PROBLEM TO WORK ON
Your task is to retype the lines between the line with "Emit a web page" and the line with "const trainForget = [0, 0, 0, 0, 0, 0, 0];", inclusive. Copy no pictures and no other lines.

═══ DATA PROVIDED ═══

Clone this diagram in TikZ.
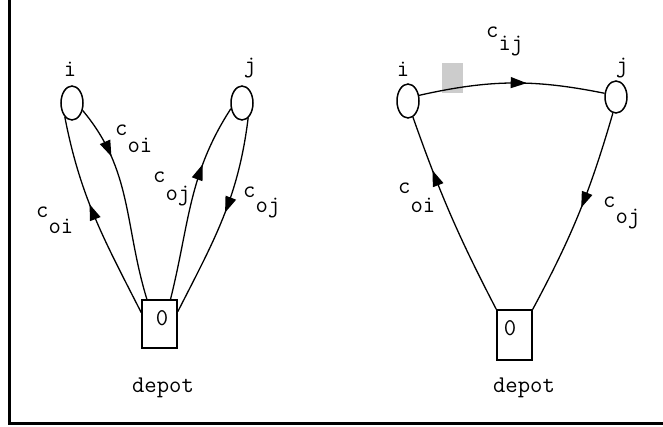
\documentclass[tikz,border=0pt]{standalone}
\usepackage{fontspec}
\usetikzlibrary{arrows.meta,decorations.markings,shapes.geometric}
\tikzset{
  city/.style={draw, ellipse, line width=1.5pt, minimum width=22pt, minimum height=34pt, inner sep=0pt},
  depotbox/.style={draw, rectangle, line width=1.5pt, minimum width=35pt, inner sep=0pt},
  edge/.style={line width=1.3pt},
  midarrow/.style={postaction={decorate}, decoration={markings, mark=at position #1 with {\arrow{Triangle[length=16pt,width=11pt]}}}},
  lab/.style={anchor=base west, inner sep=0pt},
  txt/.style={inner sep=0pt},
  every node/.style={font=\ttfamily\fontsize{24}{27}\selectfont},
}
\begin{document}
\begin{tikzpicture}[x=1pt,y=1pt]
\useasboundingbox (0,0) rectangle (663,-426);
% frame
\draw[line width=3pt] (9.5,0) -- (9.5,-423.5) -- (663,-423.5);
% smudge
\fill[gray!40] (442,-63) rectangle (463,-93);

% left diagram
\node[city] (i1) at (72,-103) {};
\node[city] (j1) at (242,-103) {};
\node[depotbox, minimum height=48pt] (b1) at (159.5,-324) {};
\node[txt] (z1) at (162,-318) {0};
\node[txt] (d1) at (163,-388) {depot};
\node[txt, anchor=base] (ti1) at (70,-76) {i};
\node[txt, anchor=base] (tj1) at (250,-72) {j};

\draw[edge, midarrow=0.57] (b1.148) to[out=117,in=281] (i1.243);
\draw[edge, midarrow=0.27] (i1.325) to[out=-50,in=107] (b1.117);
\draw[edge, midarrow=0.69] (b1.66) to[out=76,in=237] (j1.207);
\draw[edge, midarrow=0.47] (j1.292) to[out=263,in=63] (b1.34);

\node[lab] (l1) at (36,-217) {c\raisebox{-16pt}{oi}};
\node[lab] (l2) at (115,-135) {c\raisebox{-17pt}{oi}};
\node[lab] (l3) at (153,-182) {c\raisebox{-18pt}{oj}};
\node[lab] (l4) at (243,-197) {c\raisebox{-15pt}{oj}};

% right diagram
\node[city] (i2) at (408,-101) {};
\node[city, minimum height=32pt] (j2) at (616,-97) {};
\node[depotbox, minimum height=50pt] (b2) at (514.5,-335) {};
\node[txt] (z2) at (510,-328) {0};
\node[txt] (d2) at (524,-388) {depot};
\node[txt, anchor=base] (ti2) at (403,-76) {i};
\node[txt, anchor=base] (tj2) at (622,-72) {j};

\draw[edge, midarrow=0.58] (i2.27) to[bend left=12] (j2.162);
\draw[edge, midarrow=0.73] (b2.north west) to[bend left=4] (i2.287);
\draw[edge, midarrow=0.47] (j2.259) to[bend left=6] (b2.north east);

\node[lab] (r1) at (486,-37) {c\raisebox{-13pt}{ij}};
\node[lab] (r2) at (398,-193) {c\raisebox{-19pt}{oi}};
\node[lab] (r3) at (603,-207) {c\raisebox{-16pt}{oj}};
\end{tikzpicture}
\end{document}
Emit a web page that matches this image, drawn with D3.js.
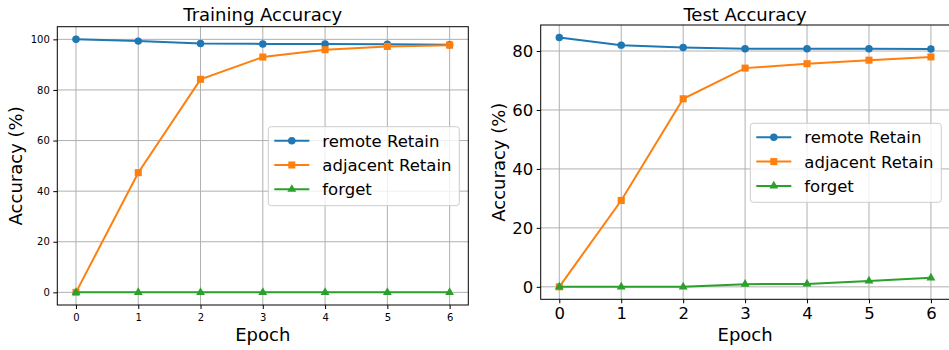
<!DOCTYPE html>
<html>
<head>
<meta charset="utf-8">
<script src="https://cdn.jsdelivr.net/npm/d3@7"></script>
<style>
  body { margin: 0; background: #fff; }
  svg { display: block; font-family: "DejaVu Sans", sans-serif; }
</style>
</head>
<body>
<svg id="vis" width="949" height="350"></svg>
<script>
const epochs = [0, 1, 2, 3, 4, 5, 6];
const seriesNames = ["remote Retain", "adjacent Retain", "forget"];
const seriesColors = ["#1f77b4", "#ff7f0e", "#2ca02c"];
const seriesMarkers = ["circle", "square", "triangle"];

const trainRemote = [100, 99.3, 98.4, 98.2, 98.2, 98.1, 97.9];
const trainAdjacent = [0, 47.3, 84.2, 93.0, 95.9, 97.2, 97.7];
const trainForget = [0, 0, 0, 0, 0, 0, 0];

const testRemote = [84.6, 82.0, 81.2, 80.8, 80.8, 80.8, 80.7];
const testAdjacent = [0, 29.3, 63.8, 74.2, 75.7, 76.9, 78.0];
const testForget = [0, 0, 0, 0.9, 1.0, 2.0, 3.05];

const trainTicks = [0, 20, 40, 60, 80, 100];
const testTicks = [0, 20, 40, 60, 80];

const svg = d3.select("#vis");

function drawPanel(opt) {
    const g = svg.append("g");
    const series = opt.series;
    const all = series.flat();
    const lo = d3.min(all), hi = d3.max(all);
    const pad = (hi - lo) * 0.05;

    const x = d3.scaleLinear().domain([-0.3, 6.3]).range([opt.left, opt.right]);
    const y = d3.scaleLinear().domain([lo - pad, hi + pad]).range([opt.bottom, opt.top]);

    // grid
    g.selectAll(".gx").data(epochs).enter().append("line")
        .attr("x1", d => x(d)).attr("x2", d => x(d))
        .attr("y1", opt.top).attr("y2", opt.bottom)
        .attr("stroke", "#b0b0b0").attr("stroke-width", 1);
    g.selectAll(".gy").data(opt.yTicks).enter().append("line")
        .attr("x1", opt.left).attr("x2", opt.right)
        .attr("y1", d => y(d)).attr("y2", d => y(d))
        .attr("stroke", "#b0b0b0").attr("stroke-width", 1);

    // lines + markers
    const line = d3.line().x((d, i) => x(epochs[i])).y(d => y(d));
    series.forEach((vals, k) => {
        const c = seriesColors[k];
        g.append("path").datum(vals).attr("d", line)
            .attr("fill", "none").attr("stroke", c).attr("stroke-width", 2);
        const sym = seriesMarkers[k] === "circle" ? d3.symbolCircle
            : seriesMarkers[k] === "square" ? d3.symbolSquare : d3.symbolTriangle;
        const size = seriesMarkers[k] === "circle" ? 44 : seriesMarkers[k] === "square" ? 50 : 34;
        g.selectAll(null).data(vals).enter().append("path")
            .attr("d", d3.symbol().type(sym).size(size))
            .attr("transform", (d, i) => `translate(${x(epochs[i])},${y(d)})`)
            .attr("fill", c);
    });

    // frame
    g.append("rect")
        .attr("x", opt.left).attr("y", opt.top)
        .attr("width", opt.right - opt.left).attr("height", opt.bottom - opt.top)
        .attr("fill", "none").attr("stroke", "#000").attr("stroke-width", 1);

    // axes
    const xAxis = g.append("g").attr("transform", `translate(0,${opt.bottom})`)
        .call(d3.axisBottom(x).tickValues(epochs).tickSize(4).tickPadding(opt.xPad).tickFormat(d3.format("d")));
    const yAxis = g.append("g").attr("transform", `translate(${opt.left},0)`)
        .call(d3.axisLeft(y).tickValues(opt.yTicks).tickSize(4).tickPadding(3.5).tickFormat(d3.format("d")));
    [xAxis, yAxis].forEach(a => {
        a.select(".domain").remove();
        a.selectAll("text").attr("font-size", opt.tickFont).attr("fill", "#000")
            .attr("font-family", "DejaVu Sans, sans-serif");
        a.selectAll("line").attr("stroke", "#000");
    });

    // title and labels
    const cx = (opt.left + opt.right) / 2;
    g.append("text").attr("x", cx).attr("y", 20.5).attr("text-anchor", "middle")
        .attr("font-size", 18).text(opt.title);
    g.append("text").attr("x", cx).attr("y", 340.7).attr("text-anchor", "middle")
        .attr("font-size", 18).text("Epoch");
    g.append("text")
        .attr("transform", `translate(${opt.yLabelX},${(opt.top + opt.bottom) / 2}) rotate(-90)`)
        .attr("text-anchor", "middle").attr("font-size", 18).text("Accuracy (%)");

    // legend
    const lg = g.append("g").attr("transform", `translate(${opt.legend[0]},${opt.legend[1]})`);
    lg.append("rect").attr("width", 191).attr("height", 79).attr("rx", 3)
        .attr("fill", "#fff").attr("fill-opacity", 0.8)
        .attr("stroke", "#cccccc").attr("stroke-width", 1);
    seriesNames.forEach((name, k) => {
        const ry = 14 + k * 24.3;
        const c = seriesColors[k];
        lg.append("line").attr("x1", 6).attr("x2", 41).attr("y1", ry).attr("y2", ry)
            .attr("stroke", c).attr("stroke-width", 2);
        const sym = seriesMarkers[k] === "circle" ? d3.symbolCircle
            : seriesMarkers[k] === "square" ? d3.symbolSquare : d3.symbolTriangle;
        const size = seriesMarkers[k] === "circle" ? 44 : seriesMarkers[k] === "square" ? 50 : 34;
        lg.append("path").attr("d", d3.symbol().type(sym).size(size))
            .attr("transform", `translate(23.5,${ry})`).attr("fill", c);
        lg.append("text").attr("x", 54).attr("y", ry).attr("dy", "0.36em")
            .attr("font-size", 16.5).text(name);
    });
}

drawPanel({
    title: "Training Accuracy",
    series: [trainRemote, trainAdjacent, trainForget],
    yTicks: trainTicks,
    left: 57.3, right: 468.3, top: 26.7, bottom: 305,
    tickFont: 10, xPad: 5, yLabelX: 21.5,
    legend: [268.3, 126.7]
});

drawPanel({
    title: "Test Accuracy",
    series: [testRemote, testAdjacent, testForget],
    yTicks: testTicks,
    left: 540.7, right: 949.5, top: 25, bottom: 299.3,
    tickFont: 16.5, xPad: 4, yLabelX: 505,
    legend: [750.3, 123.3]
});
</script>
</body>
</html>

═══

RIGHT ANSWER
Emit a web page that matches this image, drawn with D3.js.
<!DOCTYPE html>
<html>
<head>
<meta charset="utf-8">
<script src="https://cdn.jsdelivr.net/npm/d3@7"></script>
<style>
  body { margin: 0; background: #fff; }
  svg { display: block; font-family: "DejaVu Sans", sans-serif; }
</style>
</head>
<body>
<svg id="vis" width="949" height="350"></svg>
<script>
const epochs = [0, 1, 2, 3, 4, 5, 6];
const seriesNames = ["remote Retain", "adjacent Retain", "forget"];
const seriesColors = ["#1f77b4", "#ff7f0e", "#2ca02c"];
const seriesMarkers = ["circle", "square", "triangle"];

const trainRemote = [100, 99.3, 98.4, 98.2, 98.2, 98.1, 97.9];
const trainAdjacent = [0, 47.3, 84.2, 93.0, 95.9, 97.2, 97.7];
const trainForget = [0, 0, 0, 0, 0, 0, 0];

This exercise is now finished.